* begin Collected material *

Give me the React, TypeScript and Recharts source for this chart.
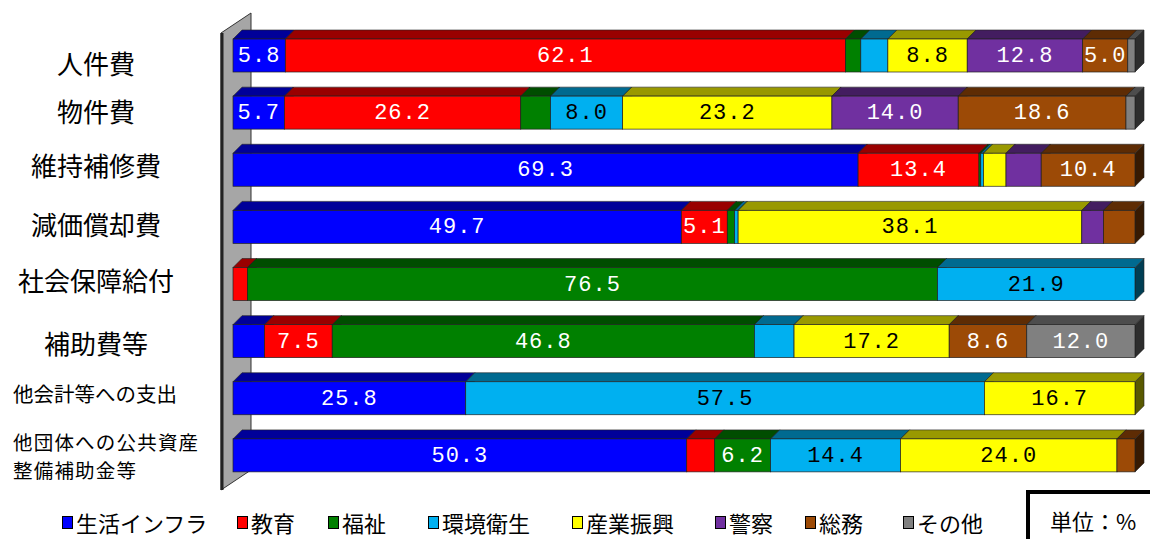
import React from 'react';
import { BarChart, Bar, XAxis, YAxis, LabelList } from 'recharts';

const categories = [
  '人件費',
  '物件費',
  '維持補修費',
  '減価償却費',
  '社会保障給付',
  '補助費等',
  '他会計等への支出',
  '他団体への公共資産\n整備補助金等',
];

const seriesNames = ['生活インフラ', '教育', '福祉', '環境衛生', '産業振興', '警察', '総務', 'その他'];

const infra = [5.8, 5.7, 69.3, 49.7, 0, 3.5, 25.8, 50.3];
const education = [62.1, 26.2, 13.4, 5.1, 1.6, 7.5, 0, 3.1];
const welfare = [1.7, 3.3, 0.2, 0.8, 76.5, 46.8, 0, 6.2];
const environment = [3.0, 8.0, 0.3, 0.4, 21.9, 4.4, 57.5, 14.4];
const industry = [8.8, 23.2, 2.5, 38.1, 0, 17.2, 16.7, 24.0];
const police = [12.8, 14.0, 3.9, 2.4, 0, 0, 0, 0];
const general = [5.0, 18.6, 10.4, 3.5, 0, 8.6, 0, 2.0];
const other = [0.8, 1.0, 0, 0, 0, 12.0, 0, 0];

const seriesValues = [infra, education, welfare, environment, industry, police, general, other];
const seriesKeys = ['s0', 's1', 's2', 's3', 's4', 's5', 's6', 's7'];
const colors = ['#0000ff', '#ff0000', '#008000', '#00b0f0', '#ffff00', '#7030a0', '#9c4a06', '#808080'];
const labelColors = ['#fff', '#fff', '#fff', '#000', '#000', '#fff', '#fff', '#fff'];

// small vertical nudges so the row titles sit like in the original
const labelDy = [7, -2, -5, -3, -5, 1, -5, 0];
// legend item left edges, as in the original
const legendX = [62, 237, 328, 428, 572, 715, 805, 903];

const data = categories.map((name, i) => {
  const row: any = { name };
  seriesKeys.forEach((k, s) => (row[k] = seriesValues[s][i]));
  return row;
});

const DX = 9;
const DY = 9;

const shade = (hex: string, f: number) => {
  const n = parseInt(hex.slice(1), 16);
  const r = Math.round(((n >> 16) & 255) * f);
  const g = Math.round(((n >> 8) & 255) * f);
  const b = Math.round((n & 255) * f);
  return `rgb(${r},${g},${b})`;
};

const Bar3D = (props: any) => {
  const { x, y, width, height, fill } = props;
  if (!width || width <= 0.2) return null;
  const top = `${x},${y} ${x + DX},${y - DY} ${x + width + DX},${y - DY} ${x + width},${y}`;
  const side = `${x + width},${y} ${x + width + DX},${y - DY} ${x + width + DX},${y + height - DY} ${x + width},${y + height}`;
  return (
    <g>
      <polygon points={side} fill={shade(fill, 0.35)} stroke="#222" strokeWidth={0.6} />
      <polygon points={top} fill={shade(fill, 0.6)} stroke="#222" strokeWidth={0.6} />
      <rect x={x} y={y} width={width} height={height} fill={fill} stroke="#222" strokeWidth={0.7} />
    </g>
  );
};

const makeLabel = (color: string) => (props: any) => {
  const { x, y, width, height, value } = props;
  if (value == null || value < 5) return null;
  return (
    <text
      x={x + width / 2}
      y={y + height / 2 + 1}
      textAnchor="middle"
      dominantBaseline="central"
      fill={color}
      fontSize={22}
      letterSpacing={1}
      fontFamily="'Liberation Mono', 'DejaVu Sans Mono', monospace"
    >
      {Number(value).toFixed(1)}
    </text>
  );
};

const CategoryTick = (props: any) => {
  const { y, payload, index } = props;
  const lines = String(payload.value).split('\n');
  const small = index >= 6;
  const cy = y + (labelDy[index] || 0);
  if (!small) {
    return (
      <text x={96} y={cy} textAnchor="middle" dominantBaseline="central" fontSize={26} fill="#000"
        fontFamily="'Noto Sans CJK JP', sans-serif">
        {lines[0]}
      </text>
    );
  }
  const fs = lines.length > 1 ? 19.5 : 20.5;
  return (
    <g>
      {lines.map((l, i) => (
        <text key={i} x={13} y={cy + (i - (lines.length - 1) / 2) * 28.5} textAnchor="start"
          dominantBaseline="central" fontSize={fs} letterSpacing={lines.length > 1 ? 1.2 : 0}
          fill="#000" fontFamily="'Noto Sans CJK JP', sans-serif">
          {l}
        </text>
      ))}
    </g>
  );
};

export default function App() {
  return (
    <div
      style={{
        position: 'absolute',
        top: 0,
        left: 0,
        width: 1150,
        height: 539,
        background: '#fff',
        overflow: 'hidden',
        fontFamily: "'Noto Sans CJK JP', sans-serif",
      }}
    >
      <svg width={1150} height={539} style={{ position: 'absolute', top: 0, left: 0 }}>
        <polygon points="221,33 251,13 251,470 221,490" fill="#a6a6a6" stroke="#333" strokeWidth={1} />
        <line x1={222} y1={33} x2={222} y2={490} stroke="#222" strokeWidth={3} />
      </svg>
      <div style={{ position: 'absolute', top: 0, left: 0 }}>
        <BarChart
          width={1150}
          height={500}
          layout="vertical"
          data={data}
          margin={{ top: 27, right: 15, bottom: 16, left: 0 }}
          barSize={33}
        >
          <XAxis type="number" domain={[0, 100]} hide />
          <YAxis
            type="category"
            dataKey="name"
            width={233}
            axisLine={false}
            tickLine={false}
            tick={<CategoryTick />}
            interval={0}
          />
          {seriesKeys.map((k, s) => (
            <Bar
              key={k}
              dataKey={k}
              name={seriesNames[s]}
              stackId="a"
              fill={colors[s]}
              shape={Bar3D}
              isAnimationActive={false}
            >
              <LabelList dataKey={k} content={makeLabel(labelColors[s])} />
            </Bar>
          ))}
        </BarChart>
      </div>
      {seriesNames.map((n, s) => (
        <div
          key={n}
          style={{
            position: 'absolute',
            left: legendX[s],
            top: 509,
            display: 'flex',
            alignItems: 'center',
            fontSize: 22,
            lineHeight: '26px',
            color: '#000',
            whiteSpace: 'nowrap',
          }}
        >
          <span
            style={{
              width: 9,
              height: 11,
              background: colors[s],
              border: '1.5px solid #000',
              marginRight: 3,
              display: 'inline-block',
            }}
          />
          <span>{n}</span>
        </div>
      ))}
      <div
        style={{
          position: 'absolute',
          left: 1026,
          top: 490,
          width: 140,
          height: 60,
          borderLeft: '4px solid #000',
          borderTop: '4px solid #000',
          boxSizing: 'border-box',
        }}
      >
        <div style={{ position: 'absolute', left: 20, top: 12, fontSize: 22, lineHeight: '28px' }}>単位：%</div>
      </div>
    </div>
  );
}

* end Collected material *

> **Task requirements**:
Write out, word for word, the lines from the start of the data through the one holding "['生活インフラ', '教育', '福祉', '環境衛生', '産業振興', '警察', '総務', 'その他'];". Omit pictures.

> **Response below**:
Give me the React, TypeScript and Recharts source for this chart.
import React from 'react';
import { BarChart, Bar, XAxis, YAxis, LabelList } from 'recharts';

const categories = [
  '人件費',
  '物件費',
  '維持補修費',
  '減価償却費',
  '社会保障給付',
  '補助費等',
  '他会計等への支出',
  '他団体への公共資産\n整備補助金等',
];

const seriesNames = ['生活インフラ', '教育', '福祉', '環境衛生', '産業振興', '警察', '総務', 'その他'];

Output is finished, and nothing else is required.